1.2.3. Granularity Issues

The granularity problems of a fixed format date can be improved by extending the date format to include greater precision in the date. However, since numerical comparison of dates requires a fixed representation date, an extended format can not provide sufficient resolution for all foreseeable needs.

For instance, if the precision were extended to the femto-second range the date format would become YYYYYMMDDHHMMSSmmmuuunnnpppfff (year, month, day, hour, minute, second, milli-second, micro-second, nano-second, pico-second, and femto-second). The additional 21 digits of this format limit the set of representable dates. Compared to 1.2.2, the 32-bit and 64-bit forms of the date are instantly exceeded, while the 128-bit version would be viable - expiring on December 31, 17,014,118,346,046.

1.2.3.1. Extrapolation of Future Granularity Issues

However, a simple extrapolation of Moore's law shows that even femto-second resolution will soon be inadequate. Projecting current CPU clock speeds forward, a femto-second clock speed will be achieved in only 30 years. And, by the year 10,000 the projected clock speed of the Intel Pentium MMDCLXVI (TM) will be approximately 10 ** (- 1609) seconds.

This discussion clearly shows that any fixed-format, integer representation of a date is likely to be insufficiently precise for future uses.

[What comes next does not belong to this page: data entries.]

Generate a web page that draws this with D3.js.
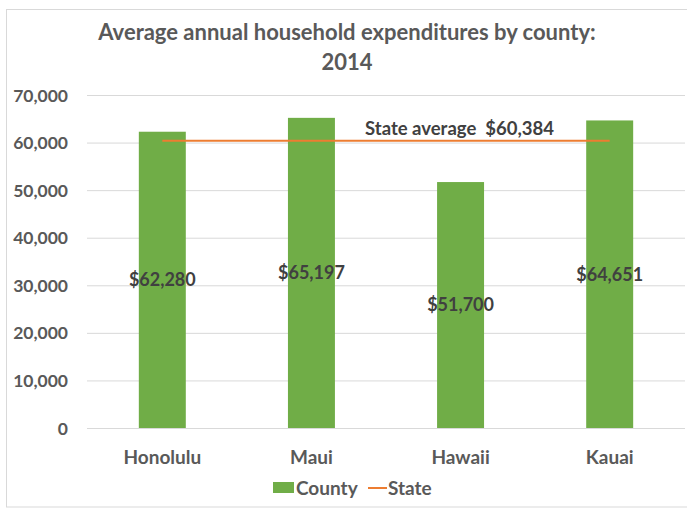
<!DOCTYPE html>
<html><head><meta charset="utf-8">
<script src="https://cdn.jsdelivr.net/npm/d3@7"></script>
<style>body{margin:0;background:#fff;} text{font-family:Lato, "Open Sans", sans-serif;font-weight:bold;}</style>
</head><body>
<svg id="c" width="687" height="508"></svg>
<script>
const categories = ["Honolulu", "Maui", "Hawaii", "Kauai"];
const countyValues = [62280, 65197, 51700, 64651];
const stateAverage = 60384;
const yTicks = [0, 10000, 20000, 30000, 40000, 50000, 60000, 70000];
const titleLines = ["Average annual household expenditures by county:", "2014"];

const svg = d3.select("#c");
const green = "#70AD47", orange = "#ED7D31", textCol = "#595959", labelCol = "#404040";

// frame
svg.append("rect").attr("x", 6.5).attr("y", 9.5).attr("width", 700).attr("height", 497.5)
  .attr("fill", "none").attr("stroke", "#D9D9D9");

const x = d3.scaleBand().domain(categories).range([87.75, 684.25]).paddingInner(0.685).paddingOuter(0.3425);
const y = d3.scaleLinear().domain([0, 70000]).range([428, 95]);

// gridlines
svg.append("g").selectAll("line").data(yTicks).join("line")
  .attr("x1", 87).attr("x2", 685).attr("y1", d => y(d) + 0.5).attr("y2", d => y(d) + 0.5)
  .attr("stroke", "#D9D9D9").attr("stroke-width", 1);

// y axis labels
const yAxis = d3.axisLeft(y).tickValues(yTicks).tickFormat(d3.format(",")).tickSize(0).tickPadding(0);
const ya = svg.append("g").attr("transform", "translate(68,0)").call(yAxis);
ya.select(".domain").remove();
ya.selectAll("text").attr("fill", textCol).style("font-size", "17.5px").attr("dy", "0.35em");

// bars
svg.append("g").selectAll("rect").data(countyValues).join("rect")
  .attr("x", (d, i) => x(categories[i])).attr("width", x.bandwidth())
  .attr("y", d => y(d)).attr("height", d => y(0) - y(d)).attr("fill", green);

// state line
svg.append("line")
  .attr("x1", x(categories[0]) + x.bandwidth() / 2)
  .attr("x2", x(categories[categories.length - 1]) + x.bandwidth() / 2)
  .attr("y1", y(stateAverage)).attr("y2", y(stateAverage))
  .attr("stroke", orange).attr("stroke-width", 2.2);

// bar labels
svg.append("g").selectAll("text").data(countyValues).join("text")
  .attr("x", (d, i) => x(categories[i]) + x.bandwidth() / 2)
  .attr("y", d => (y(d) + y(0)) / 2).attr("dy", "0.35em")
  .attr("text-anchor", "middle").attr("fill", labelCol).style("font-size", "18px")
  .text(d => "$" + d3.format(",")(d));

// state label
svg.append("text").attr("x", 459.5).attr("y", y(stateAverage) - 12).attr("dy", "0.35em")
  .attr("text-anchor", "middle").attr("fill", labelCol).style("font-size", "18.5px")
  .attr("xml:space", "preserve")
  .text("State average  $" + d3.format(",")(stateAverage));

// x axis labels
const xAxis = d3.axisBottom(x).tickSize(0).tickPadding(0);
const xa = svg.append("g").attr("transform", "translate(0,457)").call(xAxis);
xa.select(".domain").remove();
xa.selectAll("text").attr("fill", textCol).style("font-size", "19px").attr("dy", "0.35em");

// title
svg.append("g").selectAll("text").data(titleLines).join("text")
  .attr("x", 347).attr("y", (d, i) => 32 + i * 30).attr("dy", "0.35em")
  .attr("text-anchor", "middle").attr("fill", textCol).style("font-size", "22px")
  .text(d => d);

// legend
const lg = svg.append("g");
lg.append("rect").attr("x", 273).attr("y", 482).attr("width", 21).attr("height", 11).attr("fill", green);
lg.append("text").attr("x", 296).attr("y", 488).attr("dy", "0.35em").attr("fill", textCol).style("font-size", "19px").text("County");
lg.append("line").attr("x1", 368).attr("x2", 387).attr("y1", 488).attr("y2", 488).attr("stroke", orange).attr("stroke-width", 2);
lg.append("text").attr("x", 388).attr("y", 488).attr("dy", "0.35em").attr("fill", textCol).style("font-size", "19px").text("State");
</script>
</body></html>
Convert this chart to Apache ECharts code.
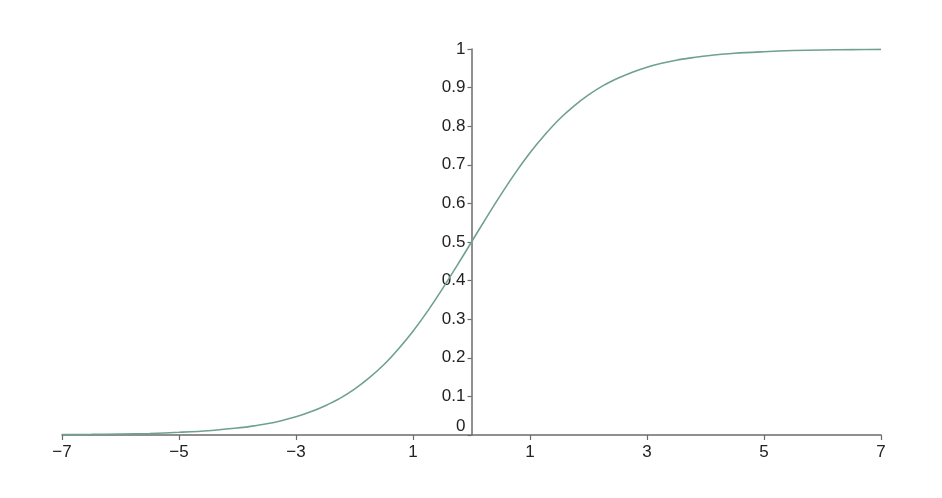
<!DOCTYPE html>
<html><head><meta charset="utf-8">
<script src="https://cdn.jsdelivr.net/npm/echarts@6/dist/echarts.min.js"></script>
<style>html,body{margin:0;padding:0;background:#fff}#c{width:942px;height:498px}</style>
</head><body><div id="c"></div>
<script>
// Curve samples
const xValues = [-7,-6.5,-6,-5.5,-5,-4.5,-4,-3.75,-3.5,-3.25,-3,-2.75,-2.5,-2.25,-2,-1.75,-1.5,-1.25,-1,-0.75,-0.5,-0.25,0,0.25,0.5,0.75,1,1.25,1.5,1.75,2,2.25,2.5,2.75,3,3.25,3.5,3.75,4,4.5,5,5.5,6,6.5,7];
const yValues = [0.001,0.0015,0.0025,0.004,0.007,0.011,0.018,0.023,0.029,0.037,0.047,0.060,0.076,0.095,0.119,0.148,0.182,0.223,0.269,0.321,0.378,0.438,0.5,0.562,0.622,0.679,0.731,0.777,0.818,0.852,0.881,0.905,0.924,0.940,0.953,0.963,0.971,0.977,0.982,0.989,0.993,0.996,0.9975,0.9985,0.999];
const xTickValues = [-7,-5,-3,-1,1,3,5,7];
const xTickLabels = ['\u22127','\u22125','\u22123','1','1','3','5','7'];
const yTickValues = [0,0.1,0.2,0.3,0.4,0.5,0.6,0.7,0.8,0.9,1];
const yTickLabels = ['0','0.1','0.2','0.3','0.4','0.5','0.6','0.7','0.8','0.9','1'];

const chart = echarts.init(document.getElementById('c'), null, {renderer:'canvas'});
const axisCol = '#6b6b6b';
const font = 'Liberation Sans, Arial, sans-serif';
chart.setOption({
  animation:false,
  grid:{left:62,right:61,top:49,bottom:63,containLabel:false},
  xAxis:{
    type:'value', min:-7, max:7,
    axisLine:{show:true,onZero:false,lineStyle:{color:axisCol,width:1.5}},
    axisTick:{show:true,length:5,customValues:xTickValues,lineStyle:{color:axisCol,width:1.2}},
    axisLabel:{customValues:xTickValues,margin:9,fontSize:17,color:'#222',fontFamily:font,
      formatter:function(v){const i=xTickValues.indexOf(v);return i>=0?xTickLabels[i]:'';}},
    splitLine:{show:false}
  },
  yAxis:{
    type:'value', min:0, max:1, interval:0.1,
    offset:-409.5,
    axisLine:{show:true,onZero:false,lineStyle:{color:axisCol,width:1.5}},
    axisTick:{show:true,length:4,lineStyle:{color:axisCol,width:1.2}},
    axisLabel:{margin:6,fontSize:17,color:'#222',fontFamily:font,verticalAlignMinLabel:'bottom',
      formatter:function(v){let best=0;for(let i=0;i<yTickValues.length;i++){if(Math.abs(yTickValues[i]-v)<Math.abs(yTickValues[best]-v))best=i;}return yTickLabels[best];}},
    splitLine:{show:false}
  },
  series:[{
    type:'line', smooth:0.3, showSymbol:false,
    data:xValues.map((x,i)=>[x,yValues[i]]),
    lineStyle:{color:'#6fa092',width:1.6}
  }]
});
</script></body></html>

1.2.3.2. Floating Point Is No Solution

The temptation to use floating point numbers to represent dates should be avoided. Like the longer fixed-format, integer representations of the date, floating point representations merely delay the inevitable time when their range is exceeded. In addition, the well known problems of real numbers - rounding, de-normalization, non-uniform distribution, etc. - just add to the problems of dealing with dates.